Wei Jiang | Giant Anomalous Hall Effect due to Double-Degenerate Quasi Flat Bands

<This video is meant for academic purpose only.>

 

►【International Young Scholar Forum

Title:Giant Anomalous Hall Effect due to Double-Degenerate Quasi Flat Bands   

Time: 10:00 am, March 31st, 2021

Speaker: Dr. Wei Jiang, University of Minnesota

Abstract: 

Weyl semimetal systems are promising candidate to achieve large AHE due to the Berry curvature hotspots near the Weyl nodes. However, the discovery of applicable materials that can harvest these Berry curvature for maximum AHE remains a long-standing goal in this field. We propose a novel approach to achieve giant AHE in materials with flat bands (FBs). FBs are accompanied by small electronic bandwidths, which consequently increases the momentum separation (K) within pair of Weyl points and thus the integrated Berry curvature.

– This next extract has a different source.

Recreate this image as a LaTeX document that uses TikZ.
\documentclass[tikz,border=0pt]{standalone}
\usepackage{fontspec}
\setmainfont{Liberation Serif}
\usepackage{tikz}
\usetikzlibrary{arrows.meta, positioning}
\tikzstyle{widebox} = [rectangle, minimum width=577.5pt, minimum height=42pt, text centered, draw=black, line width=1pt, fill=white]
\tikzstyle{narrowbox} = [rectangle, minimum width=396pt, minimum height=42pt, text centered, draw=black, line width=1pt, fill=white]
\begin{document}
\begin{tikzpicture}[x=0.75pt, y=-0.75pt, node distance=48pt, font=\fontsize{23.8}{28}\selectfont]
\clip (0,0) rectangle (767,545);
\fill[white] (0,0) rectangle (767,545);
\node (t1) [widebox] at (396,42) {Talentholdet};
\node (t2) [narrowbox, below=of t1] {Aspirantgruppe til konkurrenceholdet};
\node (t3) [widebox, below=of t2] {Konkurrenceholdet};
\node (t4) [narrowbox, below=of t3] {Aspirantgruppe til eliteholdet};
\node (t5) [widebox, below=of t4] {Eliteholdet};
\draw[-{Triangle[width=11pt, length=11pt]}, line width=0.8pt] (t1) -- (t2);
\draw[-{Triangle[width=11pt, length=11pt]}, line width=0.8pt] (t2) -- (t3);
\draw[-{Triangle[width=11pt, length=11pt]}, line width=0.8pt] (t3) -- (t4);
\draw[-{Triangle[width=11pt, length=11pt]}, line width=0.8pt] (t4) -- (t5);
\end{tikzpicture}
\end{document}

Starting from a simple model with a single pair of Weyl nodes, we demonstrated the increase of K and AHE by decreasing bandwidth. It is further expanded to a realistic pyrochlore lattice model with characteristic double degenerated FBs, where we discovered a giant AHE while maximizing the K with nearly vanishing band dispersion of FBs. We identify that such model system can be realized in both pyrochlore and spinel compounds based on first-principles calculations, validating our theoretical model and providing a feasible platform for experimental exploration.

Reference

[1] W. Jiang, D. J. P. De Sousa, J. P. Wang, and T. Low*, Giant Anomalous Hall Effect Due to Double-Degenerate Quasi Flat Bands, arXiv:2009.12890, Phys. Rev. Lett. (Accepted, in production).

[2] J. Azadani, W. Jiang*, J. P Wang, and T. Low*, Ferromagnetic phase of the spinel compounds MgV2O4 and its spintronics properties, Phys. Rev. B 102, 155144(2020).

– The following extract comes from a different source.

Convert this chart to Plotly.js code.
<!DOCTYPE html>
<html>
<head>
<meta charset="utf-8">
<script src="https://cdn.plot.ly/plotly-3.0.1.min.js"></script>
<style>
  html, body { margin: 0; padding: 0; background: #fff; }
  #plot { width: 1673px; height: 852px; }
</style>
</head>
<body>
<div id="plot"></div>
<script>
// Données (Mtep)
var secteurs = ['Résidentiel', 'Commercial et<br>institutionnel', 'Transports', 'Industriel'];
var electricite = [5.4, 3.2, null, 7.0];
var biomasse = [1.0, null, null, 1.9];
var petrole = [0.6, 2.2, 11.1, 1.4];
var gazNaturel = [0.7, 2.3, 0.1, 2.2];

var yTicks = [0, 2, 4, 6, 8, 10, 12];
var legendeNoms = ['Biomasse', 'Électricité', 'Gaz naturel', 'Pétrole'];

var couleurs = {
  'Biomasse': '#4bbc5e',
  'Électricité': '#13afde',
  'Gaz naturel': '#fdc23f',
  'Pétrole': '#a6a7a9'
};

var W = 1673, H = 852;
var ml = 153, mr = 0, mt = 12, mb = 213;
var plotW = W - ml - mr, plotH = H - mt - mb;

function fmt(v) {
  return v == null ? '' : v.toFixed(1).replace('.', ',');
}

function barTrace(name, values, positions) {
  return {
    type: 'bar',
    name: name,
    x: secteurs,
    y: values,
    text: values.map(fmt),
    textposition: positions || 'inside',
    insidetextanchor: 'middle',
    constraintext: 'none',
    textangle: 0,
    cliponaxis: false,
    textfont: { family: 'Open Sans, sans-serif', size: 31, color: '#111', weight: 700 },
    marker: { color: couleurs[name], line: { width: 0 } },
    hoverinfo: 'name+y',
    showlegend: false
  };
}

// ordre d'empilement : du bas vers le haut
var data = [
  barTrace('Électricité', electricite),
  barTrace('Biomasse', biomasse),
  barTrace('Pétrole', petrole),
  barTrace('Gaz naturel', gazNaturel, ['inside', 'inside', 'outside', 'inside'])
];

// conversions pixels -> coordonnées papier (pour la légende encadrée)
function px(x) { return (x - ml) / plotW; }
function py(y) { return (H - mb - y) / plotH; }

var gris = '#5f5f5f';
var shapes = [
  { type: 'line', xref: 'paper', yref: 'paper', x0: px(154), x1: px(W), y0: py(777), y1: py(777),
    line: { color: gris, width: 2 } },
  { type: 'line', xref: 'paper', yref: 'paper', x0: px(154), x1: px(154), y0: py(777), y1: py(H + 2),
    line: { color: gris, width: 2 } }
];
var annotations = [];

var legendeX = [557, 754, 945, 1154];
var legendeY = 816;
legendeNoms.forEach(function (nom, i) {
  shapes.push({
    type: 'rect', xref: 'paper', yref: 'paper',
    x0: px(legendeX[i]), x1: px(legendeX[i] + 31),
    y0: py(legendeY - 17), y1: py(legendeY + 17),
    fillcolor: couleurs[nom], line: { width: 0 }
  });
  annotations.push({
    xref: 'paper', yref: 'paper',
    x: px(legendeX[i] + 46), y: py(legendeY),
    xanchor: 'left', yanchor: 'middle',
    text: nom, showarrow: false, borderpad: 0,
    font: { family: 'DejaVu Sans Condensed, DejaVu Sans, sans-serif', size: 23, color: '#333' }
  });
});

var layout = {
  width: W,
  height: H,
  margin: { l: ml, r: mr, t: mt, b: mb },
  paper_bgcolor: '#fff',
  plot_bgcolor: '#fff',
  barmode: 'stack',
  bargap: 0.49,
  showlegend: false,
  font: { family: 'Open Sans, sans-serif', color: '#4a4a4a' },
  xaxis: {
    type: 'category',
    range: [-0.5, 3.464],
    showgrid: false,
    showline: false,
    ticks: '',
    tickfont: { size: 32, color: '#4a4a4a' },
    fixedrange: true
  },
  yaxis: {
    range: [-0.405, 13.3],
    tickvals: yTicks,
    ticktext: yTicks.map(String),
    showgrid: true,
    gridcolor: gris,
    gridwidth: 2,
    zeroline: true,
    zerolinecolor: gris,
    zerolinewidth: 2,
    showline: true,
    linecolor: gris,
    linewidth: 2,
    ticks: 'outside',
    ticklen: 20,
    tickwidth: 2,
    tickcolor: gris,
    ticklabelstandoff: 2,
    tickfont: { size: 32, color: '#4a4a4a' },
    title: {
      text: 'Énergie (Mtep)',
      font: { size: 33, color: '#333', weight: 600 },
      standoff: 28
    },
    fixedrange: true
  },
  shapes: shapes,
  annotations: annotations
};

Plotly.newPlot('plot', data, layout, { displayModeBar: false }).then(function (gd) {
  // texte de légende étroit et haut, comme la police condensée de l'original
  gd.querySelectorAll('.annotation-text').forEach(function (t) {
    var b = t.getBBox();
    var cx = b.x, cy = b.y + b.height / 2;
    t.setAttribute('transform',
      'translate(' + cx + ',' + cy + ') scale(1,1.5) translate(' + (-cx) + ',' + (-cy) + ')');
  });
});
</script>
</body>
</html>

[3] W. Jiang, H. Huang, F. Liu, J. P. Wang, and T. Low*, Magnetic weyl semimetals with diamond structure realized in spinel compounds, Phys. Rev. B 101, 121113(R) (2020).

Brief CV of Dr. Wei Jiang:

Wei Jiang is a material physics scientist, with interests on new materials, novel condensed matter physics, and their potential applications in electronic and spintronic devices based on theoretical modeling. Jiang is currently a Post-doc at the department of Electrical & Computer engineering at the University of Minnesota. Jiang obtained his doctoral degree from the University of Utah in fall 2018 and his bachelor degree from Tongji University in 2013. Jiang has published over 30 peer-reviewed papers in Nat. Commun., PRL, Nano Lett. et al., including an invited book chapter and an invited review in Acc. Chem. Res. about exotic topological states in organic framework material systems.